As I surfed the web, I encountered Mr Loophole’s views on the morality of his work. He cheerfully admits that he clears clients on technicalities, and cites the quintessential lawyers’ line on defending the indefensible: "I am a lawyer and my job is to give my clients the best defence I can. That is the job of every defence lawyer. I can't pick and choose who I defend based on my opinion; that would mean I was judging them, and that would be a dereliction of my duty." He is on the record as saying that while morally he cannot square his work with his conscience, "ethically, I can".

It struck me then that I could not go to Mr Loophole for help. For me, the standard lawyers’ line creates a culture in which serial drink-drivers may be acquitted, until the day that, finally, they crash and kill someone and find themselves beyond "technicalities". This line means that "technicalities" ensure that drivers who habitually speed – of which I appear, regrettably, to be one – can stay on the roads longer than the law has decreed. The lawyers’ line is that which enables rapists and murderers "to put the prosecution to proof" rather than force a man to face the consequences of his actions.
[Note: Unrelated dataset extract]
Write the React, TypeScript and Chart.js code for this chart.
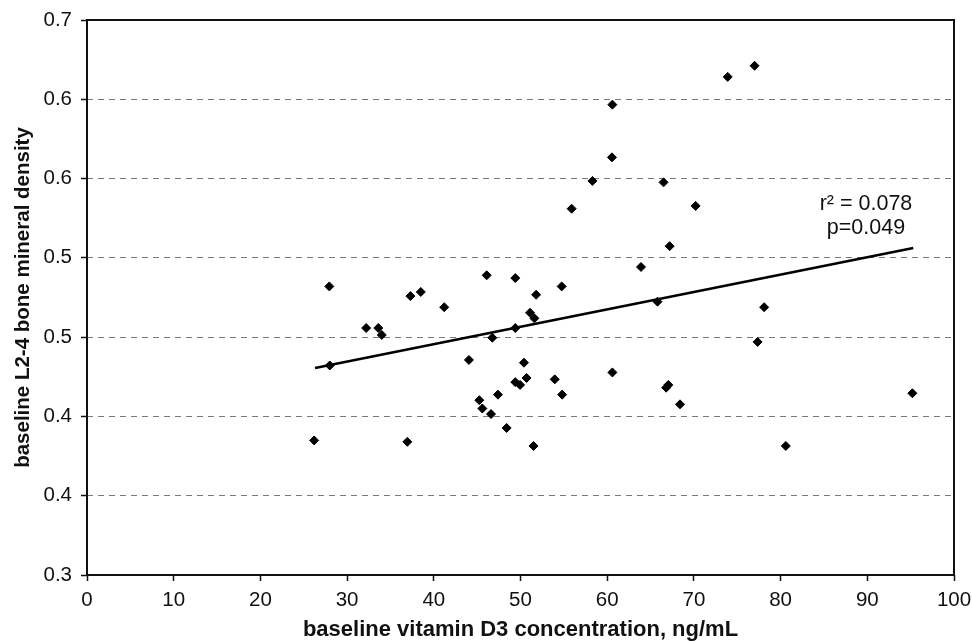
import React, { useEffect, useRef } from "react";
import { Chart, registerables } from "chart.js";

Chart.register(...registerables);

// Scatter data: baseline vitamin D3 (ng/mL) vs baseline L2-4 BMD
const vitaminD3 = [
  26.2, 28.0, 27.95, 32.2, 33.6, 34.0, 36.95, 37.3, 38.5, 41.2,
  44.05, 45.25, 45.6, 46.1, 46.6, 46.75, 47.4, 48.4, 49.4, 49.4,
  49.4, 49.95, 50.4, 50.7, 51.1, 51.6, 51.5, 51.8, 53.95, 54.75,
  54.8, 55.9, 58.3, 60.55, 60.6, 60.6, 63.9, 65.8, 66.5, 66.8,
  67.05, 67.2, 68.4, 70.2, 73.9, 77.0, 77.35, 78.1, 80.6, 95.2,
];
const boneDensity = [
  0.397, 0.451, 0.508, 0.478, 0.478, 0.473, 0.396, 0.501, 0.504, 0.493,
  0.455, 0.426, 0.42, 0.516, 0.416, 0.471, 0.43, 0.406, 0.514, 0.478,
  0.439, 0.437, 0.453, 0.442, 0.489, 0.485, 0.393, 0.502, 0.441, 0.508,
  0.43, 0.564, 0.584, 0.601, 0.639, 0.446, 0.522, 0.497, 0.583, 0.435,
  0.437, 0.537, 0.423, 0.566, 0.659, 0.667, 0.468, 0.493, 0.393, 0.431,
];

// Regression line end points
const trendX = [26.3, 95.3];
const trendY = [0.4492, 0.5357];

// Axis ticks
const xTickValues = [0, 10, 20, 30, 40, 50, 60, 70, 80, 90, 100];
const yTickValues = [0.3, 0.3571, 0.4143, 0.4714, 0.5286, 0.5857, 0.6429, 0.7];
const yTickLabels = ["0.3", "0.4", "0.4", "0.5", "0.5", "0.6", "0.6", "0.7"];

// Annotation
const annotationLines = ["r\u00B2 = 0.078", "p=0.049"];
const annotationX = 89.85;
const annotationY = [0.5673, 0.55];

const xTitle = "baseline vitamin D3 concentration, ng/mL";
const yTitle = "baseline L2-4 bone mineral density";

const FONT = "'Liberation Sans', Arial, Helvetica, sans-serif";

export default function App() {
  const canvasRef = useRef<HTMLCanvasElement | null>(null);

  useEffect(() => {
    document.body.style.margin = "0";
    document.body.style.background = "#ffffff";
    const canvas = canvasRef.current;
    if (!canvas) return;

    const framePlugin = {
      id: "frameAndText",
      afterDraw(chart: any) {
        const { ctx, chartArea, scales } = chart;
        ctx.save();
        ctx.strokeStyle = "#111111";
        ctx.lineWidth = 2;
        ctx.strokeRect(
          chartArea.left,
          chartArea.top,
          chartArea.right - chartArea.left,
          chartArea.bottom - chartArea.top
        );
        ctx.fillStyle = "#111111";
        ctx.font = `21.5px ${FONT}`;
        ctx.textAlign = "center";
        ctx.textBaseline = "middle";
        annotationLines.forEach((t, i) => {
          const px = scales.x.getPixelForValue(annotationX);
          const py = scales.y.getPixelForValue(annotationY[i]);
          ctx.fillText(t, px, py);
        });
        ctx.restore();
      },
    };

    const chart = new Chart(canvas, {
      type: "scatter",
      data: {
        datasets: [
          {
            type: "scatter",
            data: vitaminD3.map((x, i) => ({ x, y: boneDensity[i] })),
            pointStyle: "rectRot",
            pointRadius: 4.5,
            pointBackgroundColor: "#000000",
            pointBorderColor: "#000000",
            pointBorderWidth: 1,
          } as any,
          {
            type: "line",
            data: trendX.map((x, i) => ({ x, y: trendY[i] })),
            borderColor: "#000000",
            borderWidth: 2.5,
            pointRadius: 0,
            fill: false,
          } as any,
        ],
      },
      options: {
        animation: false,
        responsive: false,
        maintainAspectRatio: false,
        layout: { padding: { top: 20, right: 18, left: 0, bottom: 0 } },
        plugins: {
          legend: { display: false },
          tooltip: { enabled: false },
        },
        scales: {
          x: {
            type: "linear",
            min: 0,
            max: 100,
            afterFit(scale: any) {
              scale.height = 66;
              scale.paddingRight = 0;
              scale.paddingLeft = 0;
            },
            afterBuildTicks(axis: any) {
              axis.ticks = xTickValues.map((v) => ({ value: v }));
            },
            ticks: {
              color: "#111111",
              font: { family: FONT, size: 20.5 },
              padding: 7,
              maxRotation: 0,
              autoSkip: false,
            },
            grid: {
              drawOnChartArea: false,
              tickLength: 6,
              tickColor: "#111111",
              tickWidth: 1.5,
            },
            border: { display: false },
            title: {
              display: true,
              text: xTitle,
              color: "#111111",
              font: { family: FONT, size: 22, weight: "bold", lineHeight: 1 },
              padding: { top: 0, bottom: 0 },
            },
          },
          y: {
            type: "linear",
            min: 0.3,
            max: 0.7,
            afterFit(scale: any) {
              scale.width = 87;
              scale.paddingTop = 0;
              scale.paddingBottom = 0;
            },
            afterBuildTicks(axis: any) {
              axis.ticks = yTickValues.map((v) => ({ value: v }));
            },
            ticks: {
              color: "#111111",
              font: { family: FONT, size: 20.5 },
              padding: 9,
              autoSkip: false,
              callback: (_v: any, i: number) => yTickLabels[i],
            },
            grid: {
              color: "#7a7a7a",
              lineWidth: 1,
              tickLength: 6,
              tickColor: "#111111",
              tickWidth: 1.5,
            },
            border: { display: false, dash: [6, 5] },
            title: {
              display: true,
              text: yTitle,
              color: "#111111",
              font: { family: FONT, size: 20.5, weight: "bold", lineHeight: 1 },
              padding: { top: 13, bottom: 0 },
            },
          },
        },
      } as any,
      plugins: [framePlugin],
    });

    return () => chart.destroy();
  }, []);

  return (
    <div style={{ width: 972, height: 641, background: "#ffffff" }}>
      <canvas ref={canvasRef} width={972} height={641} style={{ display: "block" }} />
    </div>
  );
}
Mr Loophole may well be innocent of the accusations currently being investigated by Gwent Police, but, rather oddly, I have something in common with a person of far greater fragrance than I, the estimable Caprice. Just as Ms Bourret admitted drink-driving (though blamed her condition on precription drugs she was taking), I too am guilty, of speeding, at least. It’s time to put my hands up, reply to the summons – and slow down.